Another challenge that had thwarted others attempting binaural pop music production, was the drum kit. It’s not a pleasant experience to hear a drummer playing in the corner of a room. This is why several microphones are used to record the various elements of a drum kit for discreet processing.
How then, could a drum kit be recorded with a single binaural microphone?
The solution was to record the drum performance in three passes. One pass would be for kick, snare, and hi-hat because these could all tolerate similar compression, E,Q and reverb. The second pass would be for toms which require uniquely tailored processing. The third pass would be for cymbals, again for unique treatment.

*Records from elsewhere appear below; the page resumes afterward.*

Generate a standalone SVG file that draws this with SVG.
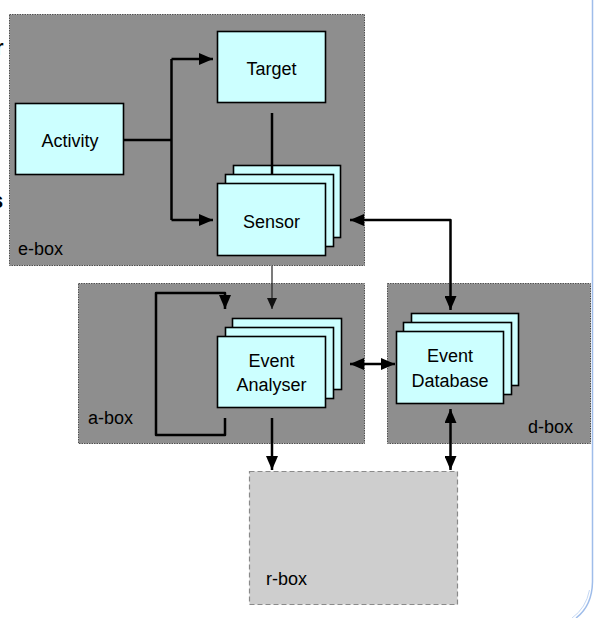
<svg xmlns="http://www.w3.org/2000/svg" width="594" height="618" viewBox="0 0 594 618">
  <style>
    .container { fill: #8e8e8e; stroke: #505050; stroke-width: 1; stroke-dasharray: 1.5 1; }
    .rbox { fill: #cecece; stroke: #8a8a8a; stroke-width: 1.2; stroke-dasharray: 5 3; }
    .node { fill: #ccffff; stroke: #000; stroke-width: 1.6; }
    .lbl { font-family: "Liberation Sans", Arial, sans-serif; font-size: 18px; fill: #000; }
    .mid { text-anchor: middle; }
    .conn { fill: none; stroke: #000; stroke-width: 2.5; }
    .thin { fill: none; stroke: #222; stroke-width: 1.2; }
    .frag { font-family: "Liberation Sans", Arial, sans-serif; font-size: 22px; font-weight: bold; fill: #000; }
  </style>
  <defs>
    <marker id="ah" markerUnits="userSpaceOnUse" markerWidth="14" markerHeight="12" refX="14" refY="6" orient="auto-start-reverse">
      <path d="M0,0 L14,6 L0,12 z" fill="#000"/>
    </marker>
    <marker id="ahs" markerUnits="userSpaceOnUse" markerWidth="11" markerHeight="10" refX="11" refY="5" orient="auto">
      <path d="M0,0 L11,5 L0,10 z" fill="#111"/>
    </marker>
  </defs>
  <rect width="594" height="618" fill="#fff"/>

  <!-- edge fragments -->
  <text class="frag" x="-5" y="55">r</text>
  <text class="frag" x="-9" y="208">s</text>

  <!-- blue frame edge -->
  <path d="M592.5,0 V582 Q592,606 576,618" fill="none" stroke="#9fbdea" stroke-width="1.5"/>
  <path d="M589.5,590 Q586,608 572,618" fill="none" stroke="#c5d8f4" stroke-width="1"/>

  <g id="e-box">
    <rect class="container" x="9.5" y="14.5" width="355" height="251"/>
    <text class="lbl" x="18" y="255">e-box</text>
  </g>
  <g id="a-box">
    <rect class="container" x="78.5" y="283.5" width="286" height="160"/>
    <text class="lbl" x="88" y="424">a-box</text>
  </g>
  <g id="d-box">
    <rect class="container" x="387.5" y="283.5" width="203" height="160"/>
    <text class="lbl" x="573" y="433" text-anchor="end">d-box</text>
  </g>
  <g id="r-box">
    <rect class="rbox" x="249.5" y="471.5" width="208" height="133"/>
    <text class="lbl" x="266" y="585">r-box</text>
  </g>

  <g id="activity">
    <rect class="node" x="15.5" y="103.5" width="108" height="71"/>
    <text class="lbl mid" x="70" y="147">Activity</text>
  </g>
  <g id="target">
    <rect class="node" x="217.5" y="31.5" width="108" height="71"/>
    <text class="lbl mid" x="271.5" y="75">Target</text>
  </g>
  <g id="sensor">
    <rect class="node" x="233.5" y="165.5" width="107" height="72"/>
    <rect class="node" x="225.5" y="174.5" width="108" height="72"/>
    <rect class="node" x="217.5" y="183.5" width="108" height="72"/>
    <text class="lbl mid" x="271.5" y="228">Sensor</text>
  </g>
  <g id="event-analyser">
    <rect class="node" x="232.5" y="318.5" width="109" height="71"/>
    <rect class="node" x="225.5" y="327.5" width="108" height="71"/>
    <rect class="node" x="217.5" y="336.5" width="108" height="71"/>
    <text class="lbl mid" x="271.5" y="367">Event</text>
    <text class="lbl mid" x="271.5" y="391">Analyser</text>
  </g>
  <g id="event-database">
    <rect class="node" x="411.5" y="313.5" width="107" height="72"/>
    <rect class="node" x="403.5" y="322.5" width="108" height="72"/>
    <rect class="node" x="396.5" y="331.5" width="107" height="72"/>
    <text class="lbl mid" x="450" y="362">Event</text>
    <text class="lbl mid" x="450" y="387">Database</text>
  </g>

  <g id="connectors">
    <path class="conn" d="M124,140 H171.5"/>
    <path class="conn" d="M171.5,59 V220" stroke-linejoin="round"/>
    <path class="conn" d="M171.5,59 H213" marker-end="url(#ah)"/>
    <path class="conn" d="M171.5,220 H213" marker-end="url(#ah)"/>
    <path class="conn" d="M272,113 V174" stroke-width="2"/>
    <path class="conn" d="M450.5,310 V220 H350" marker-start="url(#ah)" marker-end="url(#ah)" stroke-linejoin="round"/>
    <path class="thin" d="M272,266 V309" marker-end="url(#ahs)"/>
    <path class="conn" d="M225,418 V435 H156 V293 H225 V309" marker-end="url(#ah)" stroke-linejoin="round"/>
    <path class="conn" d="M350,364 H395" marker-start="url(#ah)" marker-end="url(#ah)"/>
    <path class="conn" d="M272,418 V470" marker-end="url(#ah)"/>
    <path class="conn" d="M450.5,409 V470" marker-start="url(#ah)" marker-end="url(#ah)"/>
  </g>
</svg>
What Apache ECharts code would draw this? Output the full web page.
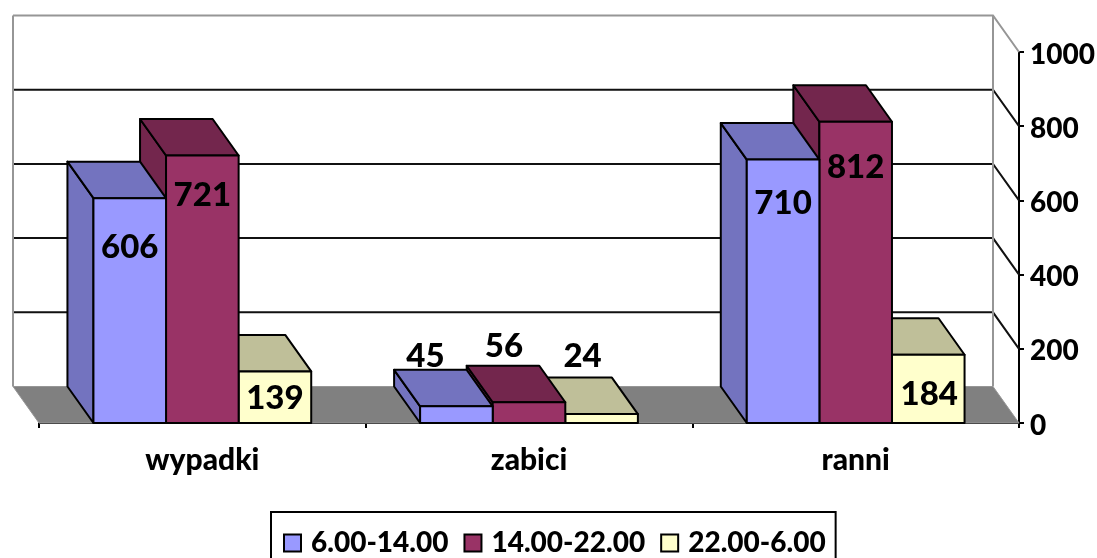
<!DOCTYPE html>
<html>
<head>
<meta charset="utf-8">
<style>
    html, body { margin: 0; background: #fff; }
    #chart { width: 1097px; height: 558px; }
</style>
<script src="https://cdn.jsdelivr.net/npm/echarts@6/dist/echarts.min.js"></script>
</head>
<body>
<div id="chart"></div>
<script>
const categories = ['wypadki', 'zabici', 'ranni'];
const yTicks = [0, 200, 400, 600, 800, 1000];
const morning = [606, 45, 710];
const afternoon = [721, 56, 812];
const night = [139, 24, 184];

const DEPTH_X = 26;
const DEPTH_Y = 36.5;
const FONT = 'Lato';

// where the value labels sit, relative to top middle of the front face
const labelShift = [
    [[0, 49], [-31, -50], [0, 44]],
    [[0, 40], [-25, -56], [0, 46]],
    [[0, 27], [-19, -58], [1, 40]]
];

const chart = echarts.init(document.getElementById('chart'));

function renderWall(params, api) {
    const sys = params.coordSys;
    const left = sys.x;
    const right = sys.x + sys.width;
    const value = api.value(1);
    const y = api.coord([0, value])[1];
    const children = [];
    if (value === 0) {
        children.push({
            type: 'polygon',
            shape: { points: [[left - DEPTH_X, y - DEPTH_Y], [right - DEPTH_X, y - DEPTH_Y], [right, y], [left, y]] },
            style: { fill: '#808080', stroke: '#969696', lineWidth: 1 }
        });
    } else {
        const top = value === yTicks[yTicks.length - 1];
        const stroke = top ? '#969696' : '#111';
        children.push({
            type: 'polyline',
            shape: { points: [[left - DEPTH_X, y - DEPTH_Y], [right - DEPTH_X, y - DEPTH_Y], [right, y]] },
            style: { fill: null, stroke: stroke, lineWidth: 2 }
        });
    }
    if (value === yTicks[yTicks.length - 1]) {
        const floorY = api.coord([0, 0])[1] - DEPTH_Y;
        [left - DEPTH_X, right - DEPTH_X].forEach(x => {
            children.push({
                type: 'line',
                shape: { x1: x, y1: y - DEPTH_Y, x2: x, y2: floorY },
                style: { stroke: '#969696', lineWidth: 2 }
            });
        });
    }
    return { type: 'group', children: children };
}

function renderBar(seriesIndex, front, shade) {
    return function (params, api) {
        const cat = api.value(0);
        const value = api.value(1);
        const band = api.size([1, 0])[0];
        const barW = band / 4.5;
        const cx = api.coord([cat, 0])[0];
        const base = api.coord([cat, 0])[1];
        const top = api.coord([cat, value])[1];
        const x0 = cx - 1.5 * barW + seriesIndex * barW;
        const x1 = x0 + barW;
        const line = { stroke: '#000', lineWidth: 2, lineJoin: 'round' };
        const shift = labelShift[seriesIndex][cat];
        return {
            type: 'group',
            children: [
                {
                    type: 'polygon',
                    shape: { points: [[x0, top], [x0 - DEPTH_X, top - DEPTH_Y], [x0 - DEPTH_X, base - DEPTH_Y], [x0, base]] },
                    style: Object.assign({ fill: shade }, line)
                },
                {
                    type: 'polygon',
                    shape: { points: [[x0, top], [x1, top], [x1 - DEPTH_X, top - DEPTH_Y], [x0 - DEPTH_X, top - DEPTH_Y]] },
                    style: Object.assign({ fill: shade }, line)
                },
                {
                    type: 'rect',
                    shape: { x: x0, y: top, width: barW, height: base - top },
                    style: Object.assign({ fill: front }, line)
                },
                {
                    type: 'text',
                    x: (x0 + x1) / 2 + shift[0],
                    y: top + shift[1],
                    style: {
                        text: String(value),
                        align: 'center',
                        verticalAlign: 'middle',
                        fill: '#000',
                        font: '900 33px ' + FONT
                    }
                }
            ]
        };
    };
}

function barSeries(name, values, index, front, shade) {
    return {
        name: name,
        type: 'custom',
        z: 5 - index,
        clip: false,
        silent: true,
        itemStyle: { color: front, borderColor: '#000', borderWidth: 2 },
        renderItem: renderBar(index, front, shade),
        encode: { x: 0, y: 1 },
        data: values.map((v, i) => [i, v])
    };
}

const option = {
    animation: false,
    grid: { left: 39, right: 78, top: 52, bottom: 135, outerBoundsMode: 'none' },
    legend: {
        data: ['6.00-14.00', '14.00-22.00', '22.00-6.00'],
        left: 271,
        top: 512,
        icon: 'rect',
        itemWidth: 17,
        itemHeight: 17,
        itemGap: 15,
        padding: [17, 10, 20, 12],
        borderColor: '#000',
        borderWidth: 2,
        textStyle: { fontFamily: FONT, fontWeight: 900, fontSize: 28, color: '#000', padding: [0, 0, 0, 5] }
    },
    xAxis: {
        type: 'category',
        data: categories,
        axisLine: { show: true, lineStyle: { color: '#000', width: 2 } },
        axisTick: { show: true, alignWithLabel: false, length: 5, lineStyle: { color: '#000', width: 2 } },
        axisLabel: { margin: 22, fontFamily: FONT, fontWeight: 900, fontSize: 30, color: '#000' }
    },
    yAxis: {
        type: 'value',
        position: 'right',
        min: 0,
        max: 1000,
        interval: 200,
        splitLine: { show: false },
        axisLine: { show: true, lineStyle: { color: '#000', width: 2 } },
        axisTick: { show: true, length: 5, lineStyle: { color: '#000', width: 2 } },
        axisLabel: {
            margin: 11,
            formatter: v => '{tick|' + v + '}',
            rich: { tick: { padding: [5, 0, 0, 0], fontFamily: FONT, fontWeight: 900, fontSize: 28, color: '#000' } }
        }
    },
    series: [
        {
            type: 'custom',
            z: 1,
            clip: false,
            silent: true,
            renderItem: renderWall,
            encode: { x: 0, y: 1 },
            data: yTicks.map(v => [0, v])
        },
        barSeries('6.00-14.00', morning, 0, '#9999FF', '#7373BF'),
        barSeries('14.00-22.00', afternoon, 1, '#993366', '#73264D'),
        barSeries('22.00-6.00', night, 2, '#FFFFCC', '#BFBF99')
    ]
};

chart.setOption(option);
</script>
</body>
</html>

In practice, this worked brilliantly. It also allowed for a more spatially dramatic recording because, for example, the selection of toms could be expanded — to include Rototoms, if desired — since the drummer was free to play tom fills separately from the groove. Likewise, cymbals could be positioned more liberally.
Of equal importance, the binaural microphone could be re-positioned for each of the three passes — first positioning the kick below the chin; then building an arc of toms perceptually spanning from the lower left, up over the forehead and down the lower right; and finally placing a variety of cymbals above the microphone — all combining for a totally immersive drum recording.
To answer the original question, it is the total sum of these experiments underpinned by equal measures of curiosity, creativity, and perseverance, that is my revolutionary approach. This is what I call Full Circle Sound.
With so many musicians, engineers, and recording spaces involved, what was the most rewarding part of bringing this ambitious project to life?
With seven years of locations and techniques and musicians and instruments and natural environments and acoustic spaces to look back on, l can honestly say the greatest reward is releasing the album. It’s not only rewarding for myself to listen back, knowing (and hearing) that I gave it my all artistically and technically, it’s also immeasurably rewarding when people hear the album and share their experiences.
It’s also something of a relief to have emerged from the rabbit hole and rediscovered the freedom of working in typical stereo and multi-channel formats again.
That said, even as I type this, the binaural head stands beside me gazing into a grand piano, patiently awaiting the next recording.